It's not often that I pine for a team's front office. After all, it's far easier to say "I wish my team had Calvin Johnson" than "Oh man... why didn't we get Ryan Grigson?" In the case of building from a bad base, and turning a team around quickly -- the Indianapolis Colts have done everything the Carolina Panthers should have. As a result, they're the organization with a playoff team, and one of the best cap situations in the NFL. The Panthers, on the other hand, are the 7-9 lovable losers, while Dave Gettleman is writing up the hang-tags for the eventual fire sale. Does this have a heavy dose of 'coulda, woulda, shoulda'? Absolutely, because the Panthers could have, and should have done everything Jim Irsay's team did.
If Marty Hurney was running the Indianapolis Colts he would have resigned Peyton Manning to a new six-year deal, locked up Dwight Freeney, and kept riding the same old stallion until its legs fell off. There's something to be said for continuity, but the Panthers took it to the nth degree. What the Colts recognized that the Panthers didn't, is that complete failures don't come along often, and building a successful team is often more about channeling those failures, than milking the last success you can.
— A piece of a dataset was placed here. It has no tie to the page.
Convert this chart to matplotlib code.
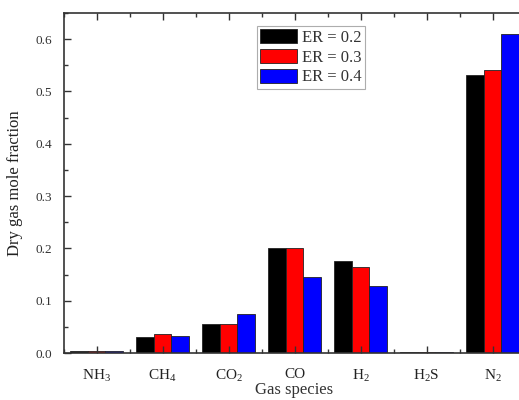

Peyton Manning's neck injury was the organizational equivalent of John Fox's lame duck season. It was a slap across the face that too much was being hung on one player, and a clear sign that Bill Polian's direction was no longer working. With the first overall pick in hand, the Colts decided to painfully part with Manning, fire Polian, clean house, and go cheap. They used every bit of their power to build a lean, young, and hungry team -- hoping for a decent season, but prepared to take their lumps. They made the playoffs.
In Carolina there was organizational discord. A new head coach arrived who would be given the rope he needed to build a winning team, while the general manager had barely any. Purely through the fault of Jerry Richardson and Danny Morrison, they failed to leverage their washed out 2010, and allowed Hurney to continue the status quo. Marty's status quo was the same precepts he had with John Fox -- run the football, build a solid defense, and retain your talent. In theory this worked, but the new coaching staff had little desire to run the football, wanted that solid defense, but also needed time to evaluate the talent.
Partly through need, and partly through fear -- the Carolina Panthers spent all their cap room. The bang for their buck? A middle linebacker who's missed two straight seasons, a center who went on IR, two running backs who barely eclipsed 1,000 yard combined, and a strong safety who still doesn't know how to wrap up. Was all of this predictable? Absolutely not, but it's part of the risk you take when you continually commit to veterans.
Friday afternoon the Colts parted ways with veterans Dwight Freeney and Austin Collie. They have the second-lowest salary situation in the NFL. Over the last 18 months Indianapolis has made the toughest decisions in franchise history, and the reward for excising their veterans has been a young, dynamic, and most importantly -- winning organization.
Dave Gettleman is trying to make a meal out of an old boot, three hairs, and a tire. Someone needing to find a way to put a competitive team on the field, while also staying under the salary cap. Now it's the head coach with no rope, and the GM with room to work -- backwards again, the front office and coaching staff unable to work in concert. Scream 'Panther pride!' all you want, but this isn't about blind hope, or being a fan -- it's about understanding how successful teams gain that success, and how the Carolina Panthers hopelessly blew it.
Teams who middle, who languish, are perennial 5-10 teams. Unless something is done quickly to get this organization back on track, they're destined to be the yearly team nobody cares about, and nobody fears. There's no easy answer on how to do this, but the Panthers have to find it.